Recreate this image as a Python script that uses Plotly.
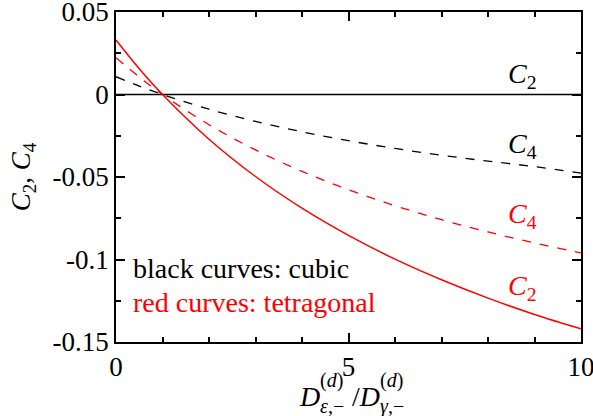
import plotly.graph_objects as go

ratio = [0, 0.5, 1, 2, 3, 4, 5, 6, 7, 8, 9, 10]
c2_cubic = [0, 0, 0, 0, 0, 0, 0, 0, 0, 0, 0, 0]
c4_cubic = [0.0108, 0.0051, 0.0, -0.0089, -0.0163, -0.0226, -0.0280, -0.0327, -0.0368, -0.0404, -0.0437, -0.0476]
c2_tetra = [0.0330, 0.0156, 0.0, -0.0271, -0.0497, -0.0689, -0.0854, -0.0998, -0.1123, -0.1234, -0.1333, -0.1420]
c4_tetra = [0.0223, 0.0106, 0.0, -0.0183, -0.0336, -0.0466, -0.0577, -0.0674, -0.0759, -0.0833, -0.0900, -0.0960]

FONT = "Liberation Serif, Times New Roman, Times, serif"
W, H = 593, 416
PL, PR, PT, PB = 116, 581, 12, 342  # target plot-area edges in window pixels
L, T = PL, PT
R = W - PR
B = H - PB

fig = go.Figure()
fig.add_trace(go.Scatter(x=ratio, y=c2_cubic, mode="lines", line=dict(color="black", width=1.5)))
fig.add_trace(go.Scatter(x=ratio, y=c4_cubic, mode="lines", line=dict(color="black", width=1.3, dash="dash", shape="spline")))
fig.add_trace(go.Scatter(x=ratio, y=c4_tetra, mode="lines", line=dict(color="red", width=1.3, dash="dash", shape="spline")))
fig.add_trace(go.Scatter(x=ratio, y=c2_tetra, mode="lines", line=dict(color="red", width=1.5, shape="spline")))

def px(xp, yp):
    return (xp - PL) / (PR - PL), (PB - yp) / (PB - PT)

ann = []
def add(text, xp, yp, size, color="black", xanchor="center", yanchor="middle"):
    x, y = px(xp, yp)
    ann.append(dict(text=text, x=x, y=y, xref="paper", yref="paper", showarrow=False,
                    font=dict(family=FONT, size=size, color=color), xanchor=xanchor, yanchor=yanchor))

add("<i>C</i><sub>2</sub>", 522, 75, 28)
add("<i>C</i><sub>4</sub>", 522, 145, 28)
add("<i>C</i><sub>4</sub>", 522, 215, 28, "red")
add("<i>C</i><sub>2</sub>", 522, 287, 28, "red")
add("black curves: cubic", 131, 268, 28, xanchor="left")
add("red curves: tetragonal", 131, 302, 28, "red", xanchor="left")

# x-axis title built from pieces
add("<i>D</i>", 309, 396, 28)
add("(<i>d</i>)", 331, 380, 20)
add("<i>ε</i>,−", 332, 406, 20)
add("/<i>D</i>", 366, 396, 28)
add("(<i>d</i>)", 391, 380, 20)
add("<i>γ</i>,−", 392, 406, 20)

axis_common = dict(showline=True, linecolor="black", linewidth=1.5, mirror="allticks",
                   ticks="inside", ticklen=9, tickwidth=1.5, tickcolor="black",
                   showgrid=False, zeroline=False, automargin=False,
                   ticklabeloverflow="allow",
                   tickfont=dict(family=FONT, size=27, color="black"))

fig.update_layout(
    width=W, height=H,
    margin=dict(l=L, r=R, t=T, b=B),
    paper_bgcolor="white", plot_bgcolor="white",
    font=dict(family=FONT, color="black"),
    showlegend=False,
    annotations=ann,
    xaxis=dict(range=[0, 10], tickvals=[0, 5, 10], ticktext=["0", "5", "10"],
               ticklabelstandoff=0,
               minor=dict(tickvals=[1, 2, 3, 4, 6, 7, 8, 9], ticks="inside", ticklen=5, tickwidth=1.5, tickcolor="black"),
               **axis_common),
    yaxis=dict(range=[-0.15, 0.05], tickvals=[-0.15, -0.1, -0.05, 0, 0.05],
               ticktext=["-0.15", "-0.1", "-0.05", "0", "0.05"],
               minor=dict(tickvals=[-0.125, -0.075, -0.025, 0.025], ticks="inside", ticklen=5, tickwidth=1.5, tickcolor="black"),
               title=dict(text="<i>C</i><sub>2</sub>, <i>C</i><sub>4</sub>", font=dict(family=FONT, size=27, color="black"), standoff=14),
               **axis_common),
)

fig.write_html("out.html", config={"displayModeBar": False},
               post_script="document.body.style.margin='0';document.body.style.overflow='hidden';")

*****

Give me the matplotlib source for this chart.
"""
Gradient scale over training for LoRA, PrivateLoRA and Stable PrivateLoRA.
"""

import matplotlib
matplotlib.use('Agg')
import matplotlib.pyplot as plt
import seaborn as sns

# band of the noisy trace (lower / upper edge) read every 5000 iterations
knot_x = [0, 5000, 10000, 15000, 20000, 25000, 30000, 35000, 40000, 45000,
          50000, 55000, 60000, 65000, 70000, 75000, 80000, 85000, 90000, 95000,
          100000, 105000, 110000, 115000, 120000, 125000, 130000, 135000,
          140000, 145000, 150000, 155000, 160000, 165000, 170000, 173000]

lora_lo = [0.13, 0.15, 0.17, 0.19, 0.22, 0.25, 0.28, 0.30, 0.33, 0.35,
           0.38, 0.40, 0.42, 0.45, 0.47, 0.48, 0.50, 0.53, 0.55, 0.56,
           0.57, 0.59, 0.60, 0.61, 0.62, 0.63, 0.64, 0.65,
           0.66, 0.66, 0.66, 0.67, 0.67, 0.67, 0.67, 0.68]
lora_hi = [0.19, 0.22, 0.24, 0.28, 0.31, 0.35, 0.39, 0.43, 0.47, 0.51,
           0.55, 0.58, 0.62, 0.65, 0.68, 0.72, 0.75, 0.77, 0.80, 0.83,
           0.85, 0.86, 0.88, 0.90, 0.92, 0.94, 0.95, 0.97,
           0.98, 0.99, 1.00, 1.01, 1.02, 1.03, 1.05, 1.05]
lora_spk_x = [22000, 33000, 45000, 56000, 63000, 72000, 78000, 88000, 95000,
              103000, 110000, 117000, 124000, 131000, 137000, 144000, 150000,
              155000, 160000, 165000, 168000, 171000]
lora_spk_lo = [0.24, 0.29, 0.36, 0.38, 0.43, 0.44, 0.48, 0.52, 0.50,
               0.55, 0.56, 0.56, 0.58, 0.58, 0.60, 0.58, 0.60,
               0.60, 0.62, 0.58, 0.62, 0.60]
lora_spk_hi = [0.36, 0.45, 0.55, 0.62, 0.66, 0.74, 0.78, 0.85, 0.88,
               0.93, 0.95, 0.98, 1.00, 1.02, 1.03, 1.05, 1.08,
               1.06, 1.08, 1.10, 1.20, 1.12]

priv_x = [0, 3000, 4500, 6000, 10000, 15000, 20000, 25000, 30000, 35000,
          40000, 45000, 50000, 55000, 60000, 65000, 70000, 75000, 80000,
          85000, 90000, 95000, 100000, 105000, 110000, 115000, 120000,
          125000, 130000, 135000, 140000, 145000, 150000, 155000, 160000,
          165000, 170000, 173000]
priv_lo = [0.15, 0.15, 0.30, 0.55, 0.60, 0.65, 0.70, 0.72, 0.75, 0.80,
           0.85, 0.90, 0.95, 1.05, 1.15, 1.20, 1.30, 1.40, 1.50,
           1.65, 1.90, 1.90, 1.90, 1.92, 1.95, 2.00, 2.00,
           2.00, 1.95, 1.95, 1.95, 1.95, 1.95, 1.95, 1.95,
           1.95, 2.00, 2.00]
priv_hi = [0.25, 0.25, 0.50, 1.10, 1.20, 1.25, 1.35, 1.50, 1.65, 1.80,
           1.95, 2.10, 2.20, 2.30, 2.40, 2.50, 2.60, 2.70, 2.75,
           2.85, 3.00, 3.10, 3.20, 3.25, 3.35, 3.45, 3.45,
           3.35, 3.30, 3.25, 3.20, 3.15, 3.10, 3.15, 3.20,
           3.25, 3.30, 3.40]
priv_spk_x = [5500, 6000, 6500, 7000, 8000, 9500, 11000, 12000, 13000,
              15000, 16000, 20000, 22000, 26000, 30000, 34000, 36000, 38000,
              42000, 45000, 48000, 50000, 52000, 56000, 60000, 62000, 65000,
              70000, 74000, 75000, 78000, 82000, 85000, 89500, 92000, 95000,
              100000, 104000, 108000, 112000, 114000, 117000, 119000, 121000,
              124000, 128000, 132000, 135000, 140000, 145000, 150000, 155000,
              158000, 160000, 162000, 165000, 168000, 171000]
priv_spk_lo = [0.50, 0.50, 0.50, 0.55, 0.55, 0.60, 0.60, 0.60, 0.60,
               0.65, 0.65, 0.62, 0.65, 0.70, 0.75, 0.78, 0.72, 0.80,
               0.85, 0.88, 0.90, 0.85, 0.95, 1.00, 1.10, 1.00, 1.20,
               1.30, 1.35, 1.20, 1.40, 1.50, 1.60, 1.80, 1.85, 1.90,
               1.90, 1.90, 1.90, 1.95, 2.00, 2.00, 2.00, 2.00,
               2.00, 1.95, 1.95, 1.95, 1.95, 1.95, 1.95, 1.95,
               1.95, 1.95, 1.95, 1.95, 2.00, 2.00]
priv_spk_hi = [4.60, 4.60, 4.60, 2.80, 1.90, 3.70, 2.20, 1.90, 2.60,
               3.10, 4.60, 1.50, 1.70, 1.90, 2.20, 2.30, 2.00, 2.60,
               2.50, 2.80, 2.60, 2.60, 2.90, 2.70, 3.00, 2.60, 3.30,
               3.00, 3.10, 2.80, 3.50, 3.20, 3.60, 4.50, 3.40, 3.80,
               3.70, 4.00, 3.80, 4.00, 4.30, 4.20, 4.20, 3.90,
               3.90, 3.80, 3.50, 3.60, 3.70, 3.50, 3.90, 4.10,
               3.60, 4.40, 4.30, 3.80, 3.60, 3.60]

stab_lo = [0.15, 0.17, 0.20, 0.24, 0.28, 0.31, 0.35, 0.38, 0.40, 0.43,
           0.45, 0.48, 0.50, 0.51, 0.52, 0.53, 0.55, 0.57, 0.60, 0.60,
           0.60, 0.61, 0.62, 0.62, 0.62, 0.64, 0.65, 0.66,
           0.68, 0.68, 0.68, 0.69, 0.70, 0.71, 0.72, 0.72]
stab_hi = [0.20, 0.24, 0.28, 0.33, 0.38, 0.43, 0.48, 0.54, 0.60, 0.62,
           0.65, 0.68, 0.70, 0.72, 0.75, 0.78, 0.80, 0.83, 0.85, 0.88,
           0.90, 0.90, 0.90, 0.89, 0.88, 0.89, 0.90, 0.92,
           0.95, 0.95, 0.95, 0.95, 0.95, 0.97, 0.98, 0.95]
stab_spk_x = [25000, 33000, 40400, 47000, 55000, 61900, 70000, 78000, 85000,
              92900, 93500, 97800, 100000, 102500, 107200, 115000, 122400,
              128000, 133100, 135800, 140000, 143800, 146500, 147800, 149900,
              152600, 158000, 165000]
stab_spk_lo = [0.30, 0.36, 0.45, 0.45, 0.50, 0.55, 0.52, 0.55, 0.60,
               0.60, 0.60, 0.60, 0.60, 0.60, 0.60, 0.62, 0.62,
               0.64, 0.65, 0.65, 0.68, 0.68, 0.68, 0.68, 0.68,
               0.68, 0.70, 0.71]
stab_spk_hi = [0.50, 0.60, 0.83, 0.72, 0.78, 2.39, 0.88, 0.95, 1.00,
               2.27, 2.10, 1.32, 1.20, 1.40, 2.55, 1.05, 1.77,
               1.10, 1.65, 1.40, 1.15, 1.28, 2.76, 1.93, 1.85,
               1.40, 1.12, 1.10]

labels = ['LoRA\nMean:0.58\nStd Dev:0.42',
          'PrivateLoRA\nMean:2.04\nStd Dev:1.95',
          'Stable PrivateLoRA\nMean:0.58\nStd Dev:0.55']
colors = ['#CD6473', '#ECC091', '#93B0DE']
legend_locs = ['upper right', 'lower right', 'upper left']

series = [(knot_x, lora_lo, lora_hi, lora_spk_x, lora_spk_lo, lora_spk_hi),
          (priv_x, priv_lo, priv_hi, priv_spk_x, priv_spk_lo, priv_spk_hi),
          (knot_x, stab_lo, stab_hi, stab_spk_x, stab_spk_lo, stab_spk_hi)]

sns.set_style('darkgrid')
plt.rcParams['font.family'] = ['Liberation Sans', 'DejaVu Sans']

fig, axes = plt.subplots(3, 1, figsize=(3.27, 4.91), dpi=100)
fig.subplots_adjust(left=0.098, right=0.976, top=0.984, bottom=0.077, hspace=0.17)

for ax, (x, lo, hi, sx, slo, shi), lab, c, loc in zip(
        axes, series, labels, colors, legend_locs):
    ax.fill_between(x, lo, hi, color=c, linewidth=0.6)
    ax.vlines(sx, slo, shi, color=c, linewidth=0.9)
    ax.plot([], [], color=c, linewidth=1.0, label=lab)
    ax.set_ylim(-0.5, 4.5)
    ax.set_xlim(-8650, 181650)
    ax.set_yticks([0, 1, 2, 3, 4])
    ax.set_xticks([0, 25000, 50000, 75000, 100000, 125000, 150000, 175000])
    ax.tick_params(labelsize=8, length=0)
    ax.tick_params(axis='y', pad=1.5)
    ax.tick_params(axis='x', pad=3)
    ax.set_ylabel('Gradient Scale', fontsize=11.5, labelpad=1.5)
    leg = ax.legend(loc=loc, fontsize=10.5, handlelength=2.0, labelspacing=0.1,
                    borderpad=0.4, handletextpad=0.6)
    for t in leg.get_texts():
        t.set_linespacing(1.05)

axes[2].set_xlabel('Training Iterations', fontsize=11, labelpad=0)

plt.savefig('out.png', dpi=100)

*****

## Exercise objective
In the listing above, locate the line containing "Give me the matplotlib source for this chart." and the line containing "140000, 145000, 150000, 155000, 160000, 165000, 170000, 173000]". Extract those two lines and every line between them, exactly as written, and only those.

## Exercise answer
Give me the matplotlib source for this chart.
"""
Gradient scale over training for LoRA, PrivateLoRA and Stable PrivateLoRA.
"""

import matplotlib
matplotlib.use('Agg')
import matplotlib.pyplot as plt
import seaborn as sns

# band of the noisy trace (lower / upper edge) read every 5000 iterations
knot_x = [0, 5000, 10000, 15000, 20000, 25000, 30000, 35000, 40000, 45000,
          50000, 55000, 60000, 65000, 70000, 75000, 80000, 85000, 90000, 95000,
          100000, 105000, 110000, 115000, 120000, 125000, 130000, 135000,
          140000, 145000, 150000, 155000, 160000, 165000, 170000, 173000]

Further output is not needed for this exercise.